BENEFITS OF IMPLEMENTING THE METHOD OF THE INVENTION
Implementing the method of the invention aims at lowering the risk and increasing the safety of the unmanned vessel, associated payload and external objects. The unmanned vessel is linked typically to the control facility that communicates with the vessel sending data in which are conveyed information and commands. Data from the vessel sent uplink to the control facility carries information regarding the vessel's condition and information acquired by sensors on the vessel and in the payload, respectively. This information can be used as supervising tool to assess the nature and degree of safety risk associated with a specific hazardous activity to be performed in connection with the vessel. Other considerations may dictate automatic application of hazardous definitions on a specific activity without regarding the information received from the vessel. In any such case the process of the invention is applicable. The process of the invention does not replace regularly applied measures that protect integrity over communications links, notably, redundancy check known as checksum.
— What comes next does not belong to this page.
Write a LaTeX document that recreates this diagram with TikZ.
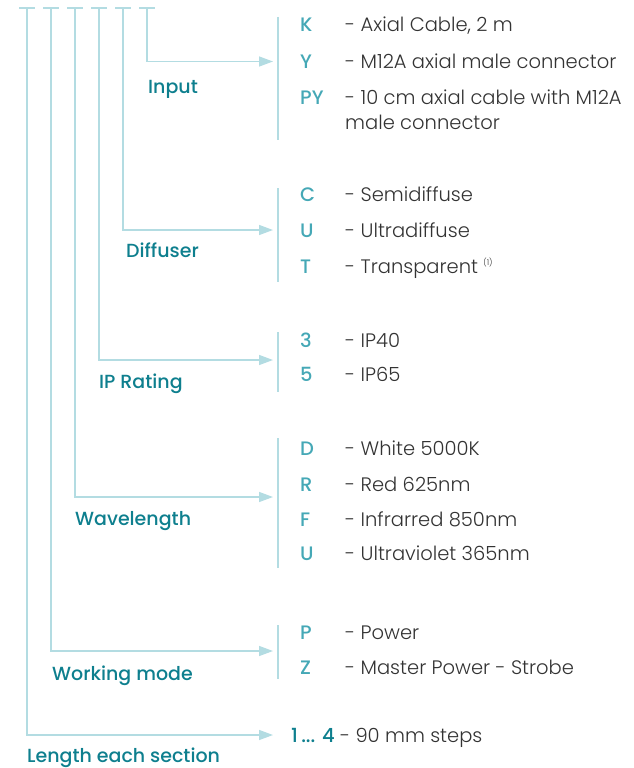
\documentclass[tikz,border=0pt]{standalone}
\usepackage{fontspec}
\setmainfont{Poppins}[UprightFont=* Light, BoldFont=* Medium]
\usetikzlibrary{arrows.meta}
\definecolor{lineblue}{HTML}{B3DCE2}
\definecolor{codeteal}{HTML}{45A8B6}
\definecolor{headteal}{HTML}{0E7F8E}
\definecolor{txtgray}{HTML}{333333}
\begin{document}
\begin{tikzpicture}[x=1pt,y=-1pt,
    wire/.style={draw=lineblue,line width=1.4pt},
    bar/.style={draw=lineblue,line width=1.2pt},
    tip/.style={-{Triangle[length=14pt,width=10pt]}},
    head/.style={anchor=base west,inner sep=0pt,text=headteal,font=\fontsize{19}{22}\selectfont\bfseries},
    code/.style={anchor=base west,inner sep=0pt,text=codeteal,font=\fontsize{19.5}{22}\selectfont\bfseries},
    desc/.style={anchor=base west,inner sep=0pt,text=txtgray,align=left,font=\fontsize{19.5}{25}\selectfont}]
    \useasboundingbox (0,0) rectangle (633,768);
    % top ticks
    \foreach \n/\x in {1/27,2/51,3/75,4/99,5/123,6/147}{
        \coordinate (t\n) at (\x,8);
        \draw[wire] (\x-8,8) -- (\x+8,8);
    }
    \coordinate (e6) at (273,61.5);
    \coordinate (e5) at (273,230);
    \coordinate (e4) at (273,360);
    \coordinate (e3) at (273,497);
    \coordinate (e2) at (273,651);
    \coordinate (e1) at (273,735);
    \draw[wire,tip] (t6) |- (e6);
    \draw[wire,tip] (t5) |- (e5);
    \draw[wire,tip] (t4) |- (e4);
    \draw[wire,tip] (t3) |- (e3);
    \draw[wire,tip] (t2) |- (e2);
    \draw[wire,tip] (t1) |- (e1);
    % group labels
    \node[head] (input) at (148,93) {Input};
    \node[head] (diffuser) at (126,257) {Diffuser};
    \node[head] (iprating) at (99,388) {IP Rating};
    \node[head] (wavelength) at (75,525) {Wavelength};
    \node[head] (mode) at (52,680) {Working mode};
    \node[head] (length) at (27,762) {Length each section};
    % bars
    \draw[bar] (278,17) -- (278,140);
    \draw[bar] (278,188) -- (278,282);
    \draw[bar] (278,332) -- (278,392);
    \draw[bar] (278,438) -- (278,568);
    \draw[bar] (278,625) -- (278,679);
    % input
    \node[code] (k) at (300,32) {K};
    \node[desc] (kd) at (345,32) {- Axial Cable, 2 m};
    \node[code] (y) at (300,69) {Y};
    \node[desc] (yd) at (345,69) {- M12A axial male connector};
    \node[code] (py) at (300,104) {PY};
    \node[desc] (pyd) at (345,129) {- 10 cm axial cable with M12A\\male connector};
    % diffuser
    \node[code] (c) at (300,201) {C};
    \node[desc] (cd) at (345,201) {- Semidiffuse};
    \node[code] (u) at (300,237) {U};
    \node[desc] (ud) at (345,237) {- Ultradiffuse};
    \node[code] (t) at (300,273) {T};
    \node[desc] (td) at (345,273) {- Transparent {\fontsize{8}{8}\selectfont\raisebox{8pt}{(1)}}};
    % ip
    \node[code] (ip3) at (300,347) {3};
    \node[desc] (ip3d) at (345,347) {- IP40};
    \node[code] (ip5) at (300,381) {5};
    \node[desc] (ip5d) at (345,381) {- IP65};
    % wavelength
    \node[code] (d) at (300,455) {D};
    \node[desc] (dd) at (345,455) {- White 5000K};
    \node[code] (r) at (300,491) {R};
    \node[desc] (rd) at (345,491) {- Red 625nm};
    \node[code] (f) at (300,526) {F};
    \node[desc] (fd) at (345,526) {- Infrarred 850nm};
    \node[code] (uv) at (300,560) {U};
    \node[desc] (uvd) at (345,560) {- Ultraviolet 365nm};
    % working mode
    \node[code] (p) at (300,639) {P};
    \node[desc] (pd) at (345,639) {- Power};
    \node[code] (z) at (300,674) {Z};
    \node[desc] (zd) at (345,674) {- Master Power - Strobe};
    % length
    \node[desc] (steps) at (291,742) {\textcolor{headteal}{\bfseries 1\,... 4} - 90 mm steps};
\end{tikzpicture}
\end{document}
Other platforms which the present invention can be applied to are generally vehicles or unmanned land, space or aerial craft, unmanned watch posts etc. Moreover, even manned vehicles may be assisted by such a protective method provided by the present invention thereby freeing the crew from certain security considerations.
The two channels required for implementing the invention can be any separate independent channels as known in the art. For example, two channels using each a different carrier frequency. Alternatively two channels are defined as such wherein each such channel uses a different succession of time slots in a common TDMA (time domain multiple access) medium.